UW News

April 19, 2007

Staging Stoppard’s ‘Arcadia’

The UW School of Drama will present Tom Stoppard’s multiple award-winning Arcadia, directed by Tamara Fisch, April 22 through May 6 in the Playhouse Theatre.

Arcadia is especially suitable for the University campus because it examines the boundaries between art and science. It is part detective story, part love story and farce, with mathematics, literature, gardening and chaos theory thrown into the mix. It won the Olivier Award for best new play in 1994 and Drama Desk Award for best play in 1995. After its Broadway debut, The New York Times wrote, ”There’s no doubt about it. Arcadia is Tom Stoppard’s richest, most ravishing comedy to date, a play of wit, intellect, language, brio, and emotion.”

The play is set in two time periods — the early 19th century and the present, in the same room in an English estate, Sidley Park.

As the play opens in the year 1809, we meet young Thomasina Coverly, a precocious 13-year-old girl who struggles with her algebra and geometry under the watchful eye of her dashing and handsome tutor, Septimus Hodge. But Thomasina is not your typical mathematics student — she is a prodigy who not only questions the very foundations of her mathematical subjects, but also sets about to change the direction of countless centuries of mathematical thought. In the process, she invents “Thomasina’s geometry of irregular forms” (aka fractal geometry), discovers the second law of thermodynamics, and lays the foundation for what is now called chaos theory.

Almost 200 years later in the modern period, we meet contemporary mathematician Valentine Coverly, a descendant of Thomasina’s and heir to Sidley Park. Gradually, he becomes aware of some of the old mysteries surrounding his new estate, including Thomasina’s discoveries, and this sets the stage for a unique series of scenes that hop back and forth between the early 19th century and the present.

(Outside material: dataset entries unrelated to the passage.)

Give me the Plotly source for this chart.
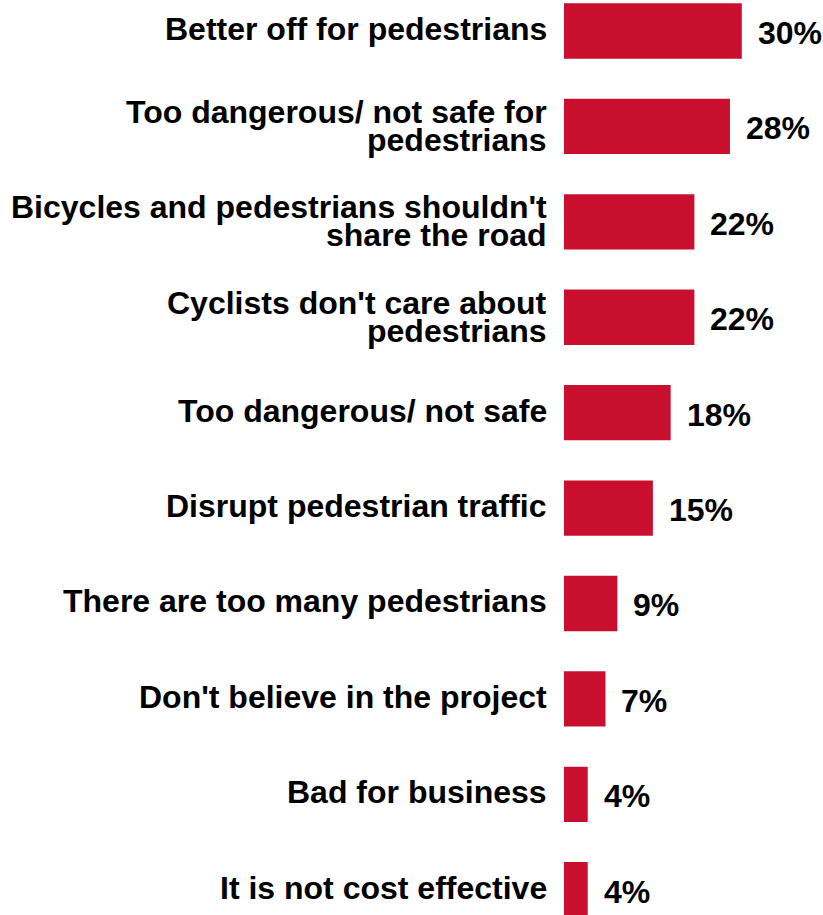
import plotly.graph_objects as go

reasons = [
    "Better off for pedestrians",
    "Too dangerous/ not safe for<br>pedestrians",
    "Bicycles and pedestrians shouldn't<br>share the road",
    "Cyclists don't care about<br>pedestrians",
    "Too dangerous/ not safe",
    "Disrupt pedestrian traffic",
    "There are too many pedestrians",
    "Don't believe in the project",
    "Bad for business",
    "It is not cost effective",
]
shares = [30, 28, 22, 22, 18, 15, 9, 7, 4, 4]

font = dict(family="Liberation Sans, Arial, sans-serif", size=32, color="black")

fig = go.Figure(go.Bar(
    x=shares, y=reasons, orientation="h",
    marker=dict(color="#C8102E", line=dict(width=0)),
    width=0.58,
))

for r, s in zip(reasons, shares):
    fig.add_annotation(x=s, y=r, text=f"<b>{s}%</b>", showarrow=False,
                       xanchor="left", xshift=14, yshift=-2, font=font)
    # category labels, drawn line by line to keep the tight line spacing
    lines = r.split("<br>")
    offsets = [2] if len(lines) == 1 else [14.5, -13.5]
    for line, off in zip(lines, offsets):
        fig.add_annotation(x=0, xref="paper", y=r, text=f"<b>{line}</b>",
                           showarrow=False, xanchor="right", xshift=-15,
                           yshift=off, font=font)

fig.update_layout(
    width=823, height=915,
    margin=dict(l=564, r=0, t=0, b=0),
    plot_bgcolor="white", paper_bgcolor="white",
    showlegend=False,
    font=font,
)
fig.update_xaxes(range=[0, 43.7], visible=False)
fig.update_yaxes(range=[9.265, -0.325], showticklabels=False, automargin=False,
                 showgrid=False, showline=False, ticks="")

# drop the default 8px body margin so the figure fills the window exactly
fig.write_html("out.html", config={"displayModeBar": False},
               post_script="document.body.style.margin = '0';")
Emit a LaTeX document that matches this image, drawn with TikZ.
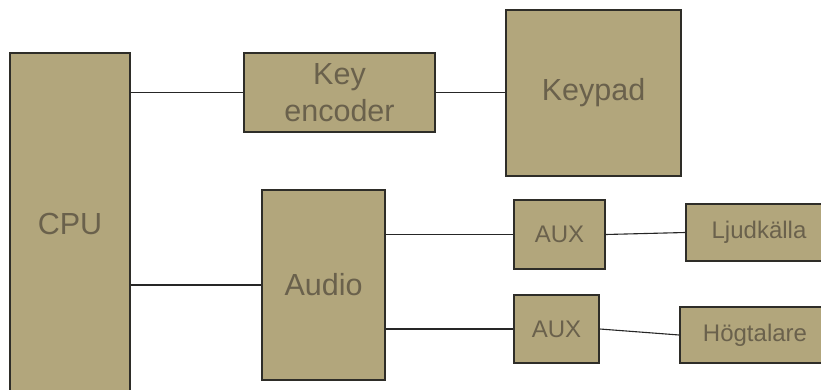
\documentclass[tikz,border=0pt]{standalone}
\usepackage{fontspec}
\setmainfont{Liberation Sans}
\usepackage{xcolor}
\usepackage{tikz}

\definecolor{boxfill}{HTML}{B2A67C}
\definecolor{boxtext}{HTML}{6A614C}
\definecolor{boxline}{HTML}{2E2D28}

\tikzset{
  block/.style={draw=boxline, line width=1.6pt, rectangle, fill=boxfill, text=boxtext,
    inner sep=0pt, align=center, font=\fontsize{30.5}{37}\selectfont},
  small/.style={block, font=\fontsize{24}{28}\selectfont},
  wire/.style={draw=black!85, line width=1.1pt}
}

\begin{document}
\begin{tikzpicture}[x=1pt, y=1pt]
  \useasboundingbox (0,0) rectangle (821,389);
  \clip (0,0) rectangle (821,389);

  \node (cpu) [block, minimum width=120pt, minimum height=342pt] at (70,165) {CPU};
  \node (ke) [block, minimum width=191pt, minimum height=79pt] at (339.5,296.5) {Key\\encoder};
  \node (keypad) [block, minimum width=175pt, minimum height=166pt] at (593.5,296) {Keypad};
  \node (audio) [block, minimum width=123pt, minimum height=190pt] at (323.5,104) {Audio};

  \node (aux1) [small, minimum width=91pt, minimum height=69pt] at (559.5,154.5) {AUX};
  \node (aux2) [small, minimum width=85pt, minimum height=68pt] at (556.5,60) {AUX};
  \node (ljud) [small, minimum width=146pt, minimum height=57pt] at (759,156.5) {Ljudkälla};
  \node (hog) [small, minimum width=150pt, minimum height=56pt] at (755,54) {Högtalare};

  % connections
  \draw [wire] (cpu.east |- ke.west) -- (ke.west);
  \draw [wire] (ke.east) -- (keypad.west |- ke.east);
  \draw [wire] (cpu.east |- audio.west) -- (audio.west);
  \draw [wire] (audio.east |- aux1.west) -- (aux1.west);
  \draw [wire] (audio.east |- aux2.west) -- (aux2.west);
  \draw [wire] (aux1.east) -- (ljud.west);
  \draw [wire] (aux2.east) -- (hog.west);
\end{tikzpicture}
\end{document}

Mathematics and science play a starring role in Arcadia. Not only does it feature mathematicians as central characters, it also uses mathematics to endow everyday things — a leaf, a population of birds, clouds — with grandeur and magic. Far from being just a collection of simplistic calculating rules, mathematics can provide rich descriptions of our complex world. But the question that remains is: how far can science and mathematics alone take us in explaining what life is all about?

Tickets and information for Arcadia are available by calling 206-543-4880 and online at http://depts.washington.edu/uwdrama. Tickets for previews are $8; prices for all other performances are $15 for adults; seniors, $12; UW employees, $13. Students from any school with current ID pay $10. Evening performances begin at 7:30 and Sunday matinees are at 2 p.m. The UW Arts Ticket Office is located at 4001 University Way NE and is open Monday-Friday, 10 a.m.-6 p.m.